Reviving an old publishing model

To amuse themselves, back in the early 1980s, the editors of Forbes would run the occasional article on an antiquated business model that had survived into that present age.

One piece dealt with publishers whose catalog consisted of a single title. Or maybe two. This title would be updated every few years and would sell out until the next press run. One example, IIRC, was a legal publisher. Debrett's and Burke's were others. Anyway, the title not only supported the author - where the author, editor or compiler was still alive - it supported an entire business.

I was thinking of this making my way through Pope's information in Eicher and Eicher's massive compendium Civil War High Commands. This book is going to need updating. It also needs lots of notes, of which it has not enough, to become more "transparent" in the finality of its rulings.

That Stanford U. Press is going to pay for revised and updated editions of Civil War High Commands seems preposterous. It's a miracle we have it at all. At the same time, the immense labor invested here must not be lost.

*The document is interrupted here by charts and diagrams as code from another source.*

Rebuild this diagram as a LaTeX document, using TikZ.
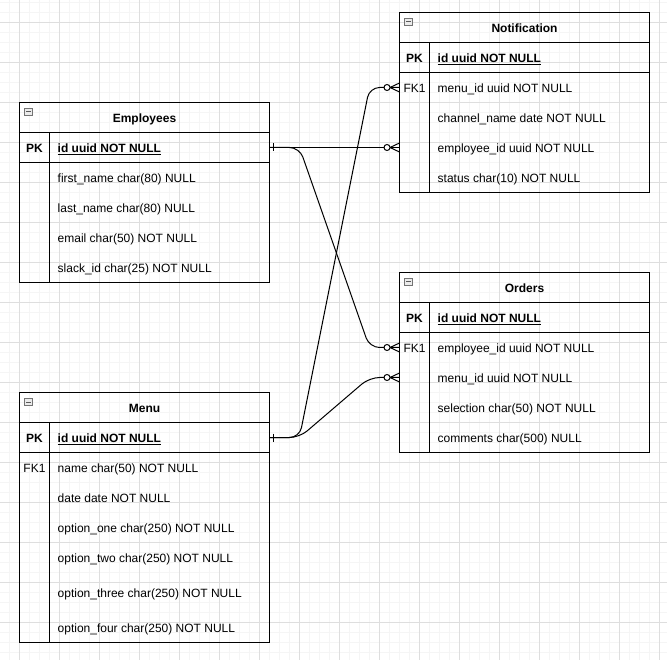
\documentclass[tikz,border=0pt]{standalone}
\usepackage{fontspec}
\setmainfont{Liberation Sans}
\usetikzlibrary{calc}

\tikzset{
  gridminor/.style={line width=1pt, draw=black!4},
  gridmajor/.style={line width=1pt, draw=black!13},
  tablebox/.style={draw, line width=1pt, minimum width=250pt, inner sep=0pt, outer sep=0pt},
  divider/.style={line width=1pt},
  basetext/.style={inner sep=0pt, text height=9.4pt, text depth=0pt, font=\fontsize{12}{14}\selectfont},
  tabtitle/.style={basetext, font=\fontsize{12}{14}\selectfont\bfseries},
  keylab/.style={basetext},
  pklab/.style={basetext, font=\fontsize{12}{14}\selectfont\bfseries},
  fieldtext/.style={basetext, anchor=west},
  pkfield/.style={fieldtext, font=\fontsize{12}{14}\selectfont\bfseries},
  link/.style={line width=1pt, rounded corners=10pt},
  collapse/.style={draw=black!55, fill=black!8, line width=0.8pt},
  collapse dash/.style={draw=black!65, line width=1pt},
  onemark/.pic={\draw[line width=1pt] (4,-4) -- (4,4);},
  manymark/.pic={
    \draw[line width=1pt] (-9.5,0) -- (0,-4.5) (-9.5,0) -- (0,4.5);
    \draw[line width=1pt, fill=white] (-12.5,0) circle (3pt);
  },
}

% header rule, key rule, key column and collapse button of an entity table
\newcommand\erdividers[1]{%
  \draw[divider] ([yshift=-30pt]#1.north west) -- ([yshift=-30pt]#1.north east)
    ([yshift=-60pt]#1.north west) -- ([yshift=-60pt]#1.north east)
    ([shift={(30pt,-30pt)}]#1.north west) -- ([xshift=30pt]#1.south west);
  \draw[collapse] ([shift={(5pt,-6pt)}]#1.north west) rectangle ++(8,7);
  \draw[collapse dash] ([shift={(6.5pt,-9.5pt)}]#1.north west) -- ++(5,0);
}

\begin{document}
\begin{tikzpicture}[x=1pt,y=-1pt]
\useasboundingbox (0,0) rectangle (667,660);
\fill[white] (0,0) rectangle (667,660);

% background grid
\foreach \x in {-0.5,9.5,...,669.5} \draw[gridminor] (\x,0) -- (\x,660);
\foreach \y in {2.5,12.5,...,662.5} \draw[gridminor] (0,\y) -- (667,\y);
\foreach \x in {19.5,59.5,...,659.5} \draw[gridmajor] (\x,0) -- (\x,660);
\foreach \y in {22.5,62.5,...,662.5} \draw[gridmajor] (0,\y) -- (667,\y);

% ---------- Employees ----------
\node[tablebox, minimum height=180pt, anchor=north west] (emp) at (19.5,102.5) {};
\erdividers{emp}
\node[tabtitle] (emp-title) at ([yshift=-15pt]emp.north) {Employees};
\node[pklab] (emp-pk) at ([shift={(15pt,-45pt)}]emp.north west) {PK};
\node[pkfield] (emp-id) at ([shift={(38pt,-45pt)}]emp.north west) {\underline{id uuid NOT NULL}};
\node[fieldtext] (emp-first) at ([shift={(38pt,-75pt)}]emp.north west) {first\_name char(80) NULL};
\node[fieldtext] (emp-last) at ([shift={(38pt,-105pt)}]emp.north west) {last\_name char(80) NULL};
\node[fieldtext] (emp-email) at ([shift={(38pt,-135pt)}]emp.north west) {email char(50) NOT NULL};
\node[fieldtext] (emp-slack) at ([shift={(38pt,-165pt)}]emp.north west) {slack\_id char(25) NOT NULL};

% ---------- Menu ----------
\node[tablebox, minimum height=250pt, anchor=north west] (menu) at (19.5,392.5) {};
\erdividers{menu}
\node[tabtitle] (menu-title) at ([yshift=-15pt]menu.north) {Menu};
\node[pklab] (menu-pk) at ([shift={(15pt,-45pt)}]menu.north west) {PK};
\node[pkfield] (menu-id) at ([shift={(38pt,-45pt)}]menu.north west) {\underline{id uuid NOT NULL}};
\node[keylab] (menu-fk) at ([shift={(15pt,-75pt)}]menu.north west) {FK1};
\node[fieldtext] (menu-name) at ([shift={(38pt,-75pt)}]menu.north west) {name char(50) NOT NULL};
\node[fieldtext] (menu-date) at ([shift={(38pt,-105pt)}]menu.north west) {date date NOT NULL};
\node[fieldtext] (menu-one) at ([shift={(38pt,-135pt)}]menu.north west) {option\_one char(250) NOT NULL};
\node[fieldtext] (menu-two) at ([shift={(38pt,-165pt)}]menu.north west) {option\_two char(250) NOT NULL};
\node[fieldtext] (menu-three) at ([shift={(38pt,-200pt)}]menu.north west) {option\_three char(250) NOT NULL};
\node[fieldtext] (menu-four) at ([shift={(38pt,-235pt)}]menu.north west) {option\_four char(250) NOT NULL};

% ---------- Notification ----------
\node[tablebox, minimum height=180pt, anchor=north west] (notif) at (399.5,12.5) {};
\erdividers{notif}
\node[tabtitle] (notif-title) at ([yshift=-15pt]notif.north) {Notification};
\node[pklab] (notif-pk) at ([shift={(15pt,-45pt)}]notif.north west) {PK};
\node[pkfield] (notif-id) at ([shift={(38pt,-45pt)}]notif.north west) {\underline{id uuid NOT NULL}};
\node[keylab] (notif-fk) at ([shift={(15pt,-75pt)}]notif.north west) {FK1};
\node[fieldtext] (notif-menu) at ([shift={(38pt,-75pt)}]notif.north west) {menu\_id uuid NOT NULL};
\node[fieldtext] (notif-chan) at ([shift={(38pt,-105pt)}]notif.north west) {channel\_name date NOT NULL};
\node[fieldtext] (notif-emp) at ([shift={(38pt,-135pt)}]notif.north west) {employee\_id uuid NOT NULL};
\node[fieldtext] (notif-status) at ([shift={(38pt,-165pt)}]notif.north west) {status char(10) NOT NULL};

% ---------- Orders ----------
\node[tablebox, minimum height=180pt, anchor=north west] (ord) at (399.5,272.5) {};
\erdividers{ord}
\node[tabtitle] (ord-title) at ([yshift=-15pt]ord.north) {Orders};
\node[pklab] (ord-pk) at ([shift={(15pt,-45pt)}]ord.north west) {PK};
\node[pkfield] (ord-id) at ([shift={(38pt,-45pt)}]ord.north west) {\underline{id uuid NOT NULL}};
\node[keylab] (ord-fk) at ([shift={(15pt,-75pt)}]ord.north west) {FK1};
\node[fieldtext] (ord-emp) at ([shift={(38pt,-75pt)}]ord.north west) {employee\_id uuid NOT NULL};
\node[fieldtext] (ord-menu) at ([shift={(38pt,-105pt)}]ord.north west) {menu\_id uuid NOT NULL};
\node[fieldtext] (ord-sel) at ([shift={(38pt,-135pt)}]ord.north west) {selection char(50) NOT NULL};
\node[fieldtext] (ord-comm) at ([shift={(38pt,-165pt)}]ord.north west) {comments char(500) NULL};

% ---------- relationships ----------
\draw[link] (emp.east |- emp-id) -- (notif.west |- notif-emp);
\draw[link] (emp.east |- emp-id) -- ++(30,0)
  -- ($(ord.west |- ord-emp)+(-30,0)$) -- (ord.west |- ord-emp);
\draw[link] (menu.east |- menu-id) -- ++(30,0)
  -- ($(notif.west |- notif-menu)+(-30,0)$) -- (notif.west |- notif-menu);
\draw[link] (menu.east |- menu-id) -- ++(30,0)
  -- ($(ord.west |- ord-menu)+(-30,0)$) -- (ord.west |- ord-menu);

\pic at (emp.east |- emp-id) {onemark};
\pic at (menu.east |- menu-id) {onemark};
\pic at (notif.west |- notif-emp) {manymark};
\pic at (notif.west |- notif-menu) {manymark};
\pic at (ord.west |- ord-emp) {manymark};
\pic at (ord.west |- ord-menu) {manymark};
\end{tikzpicture}
\end{document}
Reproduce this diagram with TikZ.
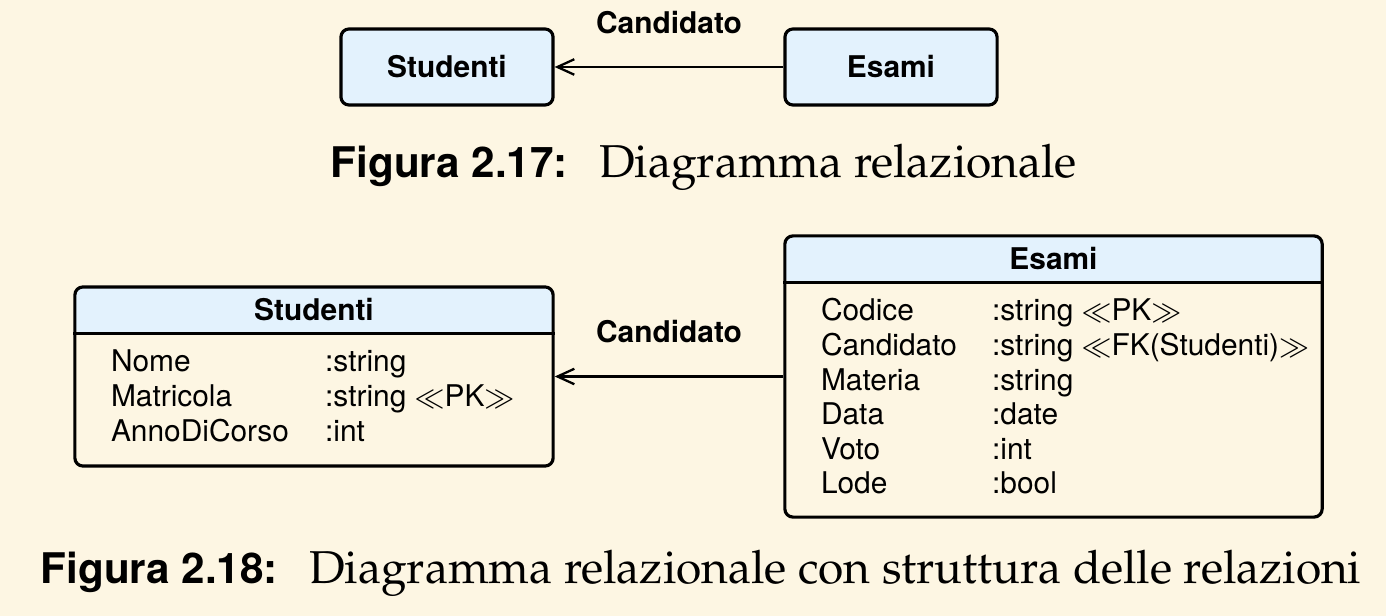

When you think of it, this book is most like Debrett's or Burke's peerages, and it suggests a similar (single publisher) publishing model. Now, this is important: "Burke's Peerage is casting off the shackles of costly print publishing and embracing the brave new world of the internet." That was in 2004.

Like the OR, Civil War High Commands is best when searchable. Like the peerages, it is not for browsing but for look-up. Burke's has figured that out. "Electronic" is the right model for big searchable books. It puts the money in editing and revising, not in production and distribution.